By 'eck your wise counsel is now my Facebook status.

My lungs hurt, my ears feel funny, my calves are complaining and I feel happier
14/04/2012 at 13:13

Awesome news SOLB, good job!

I'm glad you're feeling happier .

14/04/2012 at 13:37
I'm hoping to get to the gym later for a treadmill run. Not my favourite thing, but it's the only option I have today.
You fb too SOLB?
14/04/2012 at 19:16
Hello SOLB,
I hope you're not joggerphobist some of use are aspiring to be able to say I went for a 5k jog this morning
I've managed to hurt my hip while asleep. most peculiar. I finished the
Olympic Park run. Walked twice joint probs so me not happy bunny. The route was good, one lap and not too hot, wouldn't like to do it in hot weather as no shade at all, perhaps they will plant loads of trees once Games are over.
'Twas good thing I wasn't eating when I read by 'ecks post about broken biscuits made me laugh so much couldn't get me breath. Tomorrow I plan to plod may even reach jogging pace, I will think of you real runners.
Hugs to you all

15/04/2012 at 01:37
nope not really curlyplodder, just appealing to the masses. I'm helping my Mum get into running and am quite literally beaming with pride every time she adds another 60 secs running onto her run-walk programme, I know how hard it's been for her to get out there and get started and I think I appreciate the achievements that she hasn't even spotted yet.

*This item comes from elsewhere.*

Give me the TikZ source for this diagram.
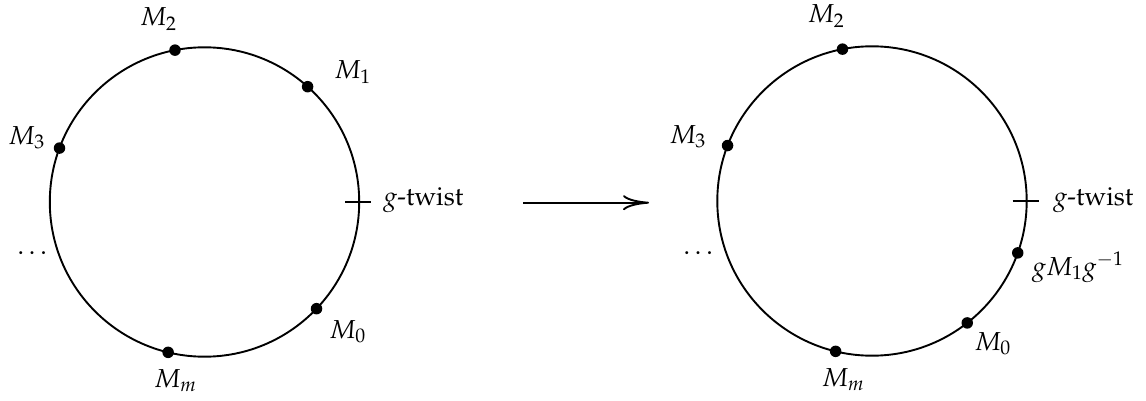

Ouch to the hip, either you've been rather athletic in your sleep or you've been lying strangely lets hope for the latter and that it sorts itself out soon. Must have been frustrating when the joint probs forced a walk but still you finished the Olympic park run, so that's 3.5k more than me and 5k more than most

Can I come for a virtual plod with you tomorrow? I'm planning on repeating exactly the same one mile jog, I don't care about the distance or the speed just relieved to catch some endorphins ... I stayed cheerful for 5 hours today on the back of the run, the gloom kinda caught me up but it's not the same if you have a plan to chase it away again; even hope for temporary relief is still hope

How did the treadie run go by 'eck? I have to confess to being useless on a treadmill. I can't handle being able to just get off and stop .. it makes me pathetic and I decide I just can't go on, a thought that doesn't occur when I'm miles from home!

Yes I'm on FB too, though to be honest I only post utter drivel. It demonstrates a major sugar addiction, an aptitude for stating the obvious in a convoluted way and shows the whole world how very supportive & lovely my friends are. I'll gladly add you if you like, but I can guarantee you'll be bored within about 5 minutes on my profile

Ben-o thank you so much for your support, meant a lot that you cared

I really must get some sleep but I'm too tired if that makes any sense. gonna just try to read for a bit. I am naughtily not taking the increased anti-psychotics am taking my old dose and will talk to my therapist about it on Monday. I just can't cope with the zombie pills and I think hope has caught me unawares so no need to be sedated to prevent bridge hopping.